### TASK TO CARRY OUT
Only lines with the word "that" are needed; collect each of them from the listing below.

### LISTING
########

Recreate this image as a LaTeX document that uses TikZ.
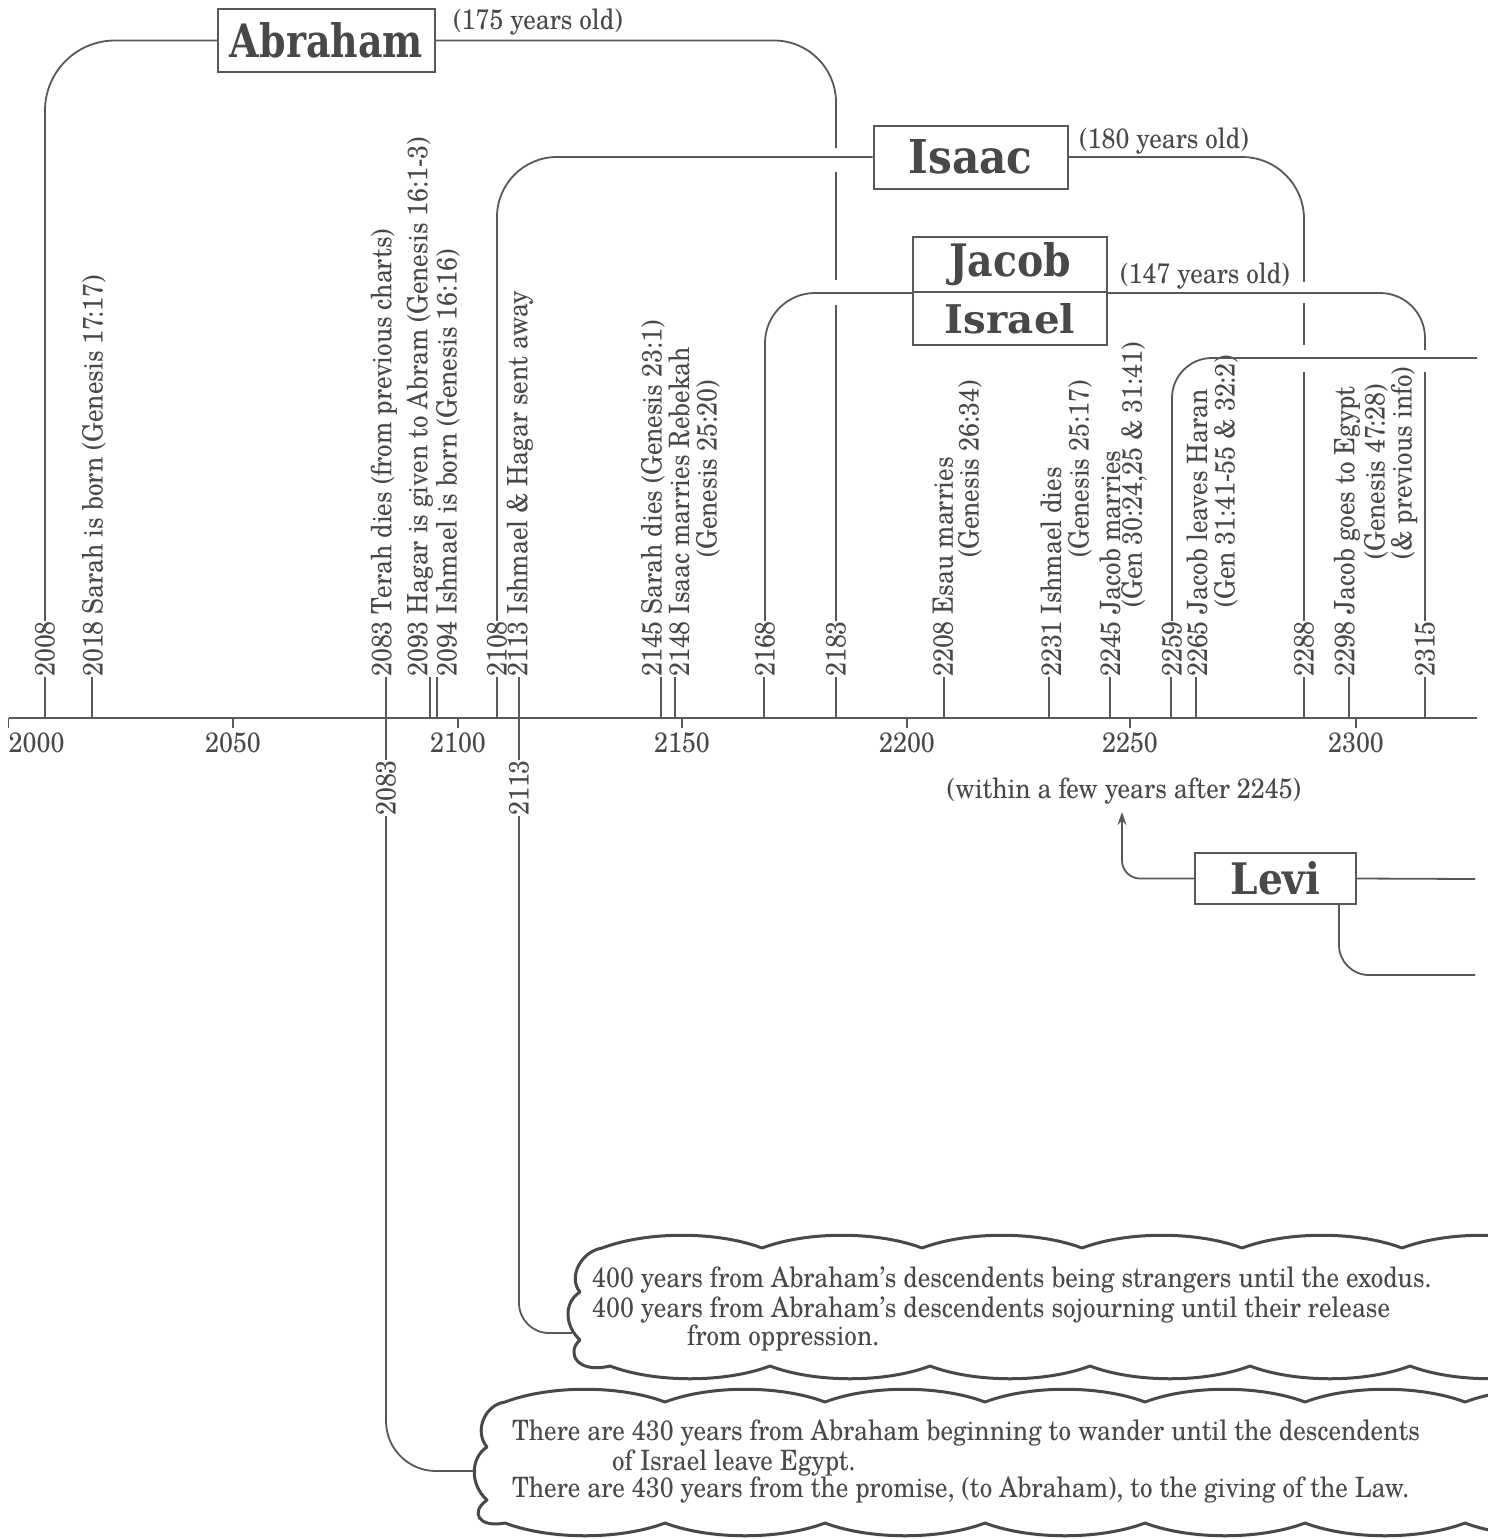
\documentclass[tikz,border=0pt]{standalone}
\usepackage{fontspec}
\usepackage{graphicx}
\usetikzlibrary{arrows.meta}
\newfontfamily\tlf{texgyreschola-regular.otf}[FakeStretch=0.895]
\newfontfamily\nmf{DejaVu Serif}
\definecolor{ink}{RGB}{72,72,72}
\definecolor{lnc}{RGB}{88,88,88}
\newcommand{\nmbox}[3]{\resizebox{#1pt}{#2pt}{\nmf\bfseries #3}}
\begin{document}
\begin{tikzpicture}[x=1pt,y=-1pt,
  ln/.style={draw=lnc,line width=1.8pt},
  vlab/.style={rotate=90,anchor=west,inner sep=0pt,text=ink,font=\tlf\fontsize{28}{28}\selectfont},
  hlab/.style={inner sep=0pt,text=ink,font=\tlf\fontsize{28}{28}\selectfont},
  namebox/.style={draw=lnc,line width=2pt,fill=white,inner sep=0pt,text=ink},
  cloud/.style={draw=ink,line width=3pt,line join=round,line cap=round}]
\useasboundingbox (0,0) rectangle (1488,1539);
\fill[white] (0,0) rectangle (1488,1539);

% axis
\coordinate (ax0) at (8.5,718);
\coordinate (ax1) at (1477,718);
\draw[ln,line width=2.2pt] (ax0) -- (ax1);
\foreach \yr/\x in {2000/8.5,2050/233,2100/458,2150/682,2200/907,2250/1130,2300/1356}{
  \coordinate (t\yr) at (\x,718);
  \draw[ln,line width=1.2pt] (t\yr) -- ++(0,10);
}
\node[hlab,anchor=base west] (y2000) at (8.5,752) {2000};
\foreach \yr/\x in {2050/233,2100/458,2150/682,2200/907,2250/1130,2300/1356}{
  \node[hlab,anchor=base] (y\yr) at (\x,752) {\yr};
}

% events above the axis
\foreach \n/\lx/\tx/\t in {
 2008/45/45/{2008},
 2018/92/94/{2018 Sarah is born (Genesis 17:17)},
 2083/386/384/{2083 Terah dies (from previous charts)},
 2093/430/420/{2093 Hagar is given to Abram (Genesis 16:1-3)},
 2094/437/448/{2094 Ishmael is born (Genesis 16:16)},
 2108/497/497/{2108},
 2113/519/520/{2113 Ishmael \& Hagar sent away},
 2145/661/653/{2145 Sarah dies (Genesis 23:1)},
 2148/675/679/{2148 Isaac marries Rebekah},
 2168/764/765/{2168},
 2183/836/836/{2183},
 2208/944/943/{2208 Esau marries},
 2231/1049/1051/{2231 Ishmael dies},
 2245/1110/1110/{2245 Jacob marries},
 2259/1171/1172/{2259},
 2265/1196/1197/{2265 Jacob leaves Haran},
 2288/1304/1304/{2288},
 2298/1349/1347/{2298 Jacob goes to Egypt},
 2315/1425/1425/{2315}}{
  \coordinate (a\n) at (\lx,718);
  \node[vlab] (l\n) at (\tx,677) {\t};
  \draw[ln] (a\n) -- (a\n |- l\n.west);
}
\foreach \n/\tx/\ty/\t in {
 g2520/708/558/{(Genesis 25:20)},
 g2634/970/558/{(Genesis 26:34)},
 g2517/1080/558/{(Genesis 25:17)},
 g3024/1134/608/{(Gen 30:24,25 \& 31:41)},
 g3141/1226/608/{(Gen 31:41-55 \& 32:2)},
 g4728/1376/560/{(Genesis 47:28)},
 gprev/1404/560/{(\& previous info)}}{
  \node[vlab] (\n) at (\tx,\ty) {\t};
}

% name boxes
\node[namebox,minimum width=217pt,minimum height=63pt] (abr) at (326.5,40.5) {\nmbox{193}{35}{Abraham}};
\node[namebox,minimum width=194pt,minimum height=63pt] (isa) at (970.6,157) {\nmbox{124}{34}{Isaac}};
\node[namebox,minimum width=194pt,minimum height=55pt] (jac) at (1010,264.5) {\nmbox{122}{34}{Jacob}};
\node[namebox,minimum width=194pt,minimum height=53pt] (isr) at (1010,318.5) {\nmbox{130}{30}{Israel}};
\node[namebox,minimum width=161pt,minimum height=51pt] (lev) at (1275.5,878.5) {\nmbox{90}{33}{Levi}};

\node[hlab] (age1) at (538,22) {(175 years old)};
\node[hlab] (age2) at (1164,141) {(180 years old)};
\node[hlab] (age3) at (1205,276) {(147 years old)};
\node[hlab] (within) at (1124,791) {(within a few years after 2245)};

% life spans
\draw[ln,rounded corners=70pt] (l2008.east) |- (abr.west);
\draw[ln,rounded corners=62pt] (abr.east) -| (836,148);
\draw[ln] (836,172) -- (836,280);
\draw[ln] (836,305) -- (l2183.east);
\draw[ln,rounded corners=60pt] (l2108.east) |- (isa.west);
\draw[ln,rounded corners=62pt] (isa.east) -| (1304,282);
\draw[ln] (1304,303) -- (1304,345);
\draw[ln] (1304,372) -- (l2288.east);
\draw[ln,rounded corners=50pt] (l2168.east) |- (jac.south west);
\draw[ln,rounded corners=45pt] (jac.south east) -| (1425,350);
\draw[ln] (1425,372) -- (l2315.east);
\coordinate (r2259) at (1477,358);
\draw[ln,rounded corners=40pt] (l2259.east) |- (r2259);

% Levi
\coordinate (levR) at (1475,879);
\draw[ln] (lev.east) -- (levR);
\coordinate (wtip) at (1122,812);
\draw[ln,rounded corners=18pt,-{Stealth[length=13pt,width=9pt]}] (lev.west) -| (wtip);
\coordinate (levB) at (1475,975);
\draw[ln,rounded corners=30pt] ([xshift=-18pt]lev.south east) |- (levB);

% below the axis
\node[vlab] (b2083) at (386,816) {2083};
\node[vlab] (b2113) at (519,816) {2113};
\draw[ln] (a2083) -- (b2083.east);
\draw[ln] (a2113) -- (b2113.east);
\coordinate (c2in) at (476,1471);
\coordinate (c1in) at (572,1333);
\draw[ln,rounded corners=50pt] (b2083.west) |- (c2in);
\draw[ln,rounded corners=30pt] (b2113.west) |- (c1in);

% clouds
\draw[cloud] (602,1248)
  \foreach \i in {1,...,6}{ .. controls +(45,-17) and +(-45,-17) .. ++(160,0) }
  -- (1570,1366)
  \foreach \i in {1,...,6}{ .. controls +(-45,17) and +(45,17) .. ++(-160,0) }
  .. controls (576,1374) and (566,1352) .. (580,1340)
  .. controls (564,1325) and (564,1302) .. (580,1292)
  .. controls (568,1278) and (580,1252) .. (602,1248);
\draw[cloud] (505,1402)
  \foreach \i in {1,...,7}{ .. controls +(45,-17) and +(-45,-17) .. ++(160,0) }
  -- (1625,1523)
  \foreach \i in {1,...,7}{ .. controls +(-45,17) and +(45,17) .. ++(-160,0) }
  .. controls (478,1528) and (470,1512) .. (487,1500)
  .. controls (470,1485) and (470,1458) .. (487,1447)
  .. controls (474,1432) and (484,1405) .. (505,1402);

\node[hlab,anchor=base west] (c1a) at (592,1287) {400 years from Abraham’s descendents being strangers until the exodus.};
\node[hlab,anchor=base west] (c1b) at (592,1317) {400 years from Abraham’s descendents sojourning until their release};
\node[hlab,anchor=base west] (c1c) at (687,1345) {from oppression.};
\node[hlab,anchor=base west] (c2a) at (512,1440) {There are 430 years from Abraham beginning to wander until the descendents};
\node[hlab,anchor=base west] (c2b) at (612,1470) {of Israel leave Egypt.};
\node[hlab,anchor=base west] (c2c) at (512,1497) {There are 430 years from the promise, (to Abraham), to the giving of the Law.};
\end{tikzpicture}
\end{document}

########

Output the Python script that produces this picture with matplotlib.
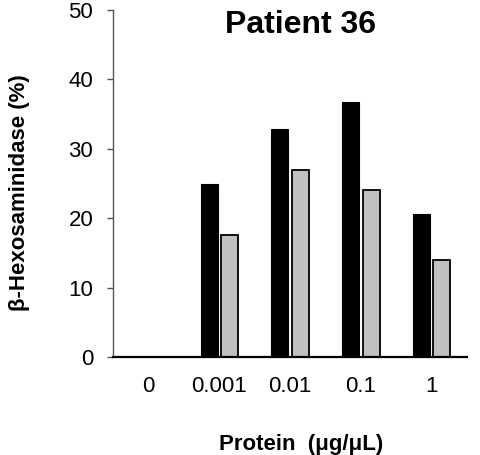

########

### RIGHT ANSWER
Recreate this image as a LaTeX document that uses TikZ.
Output the Python script that produces this picture with matplotlib.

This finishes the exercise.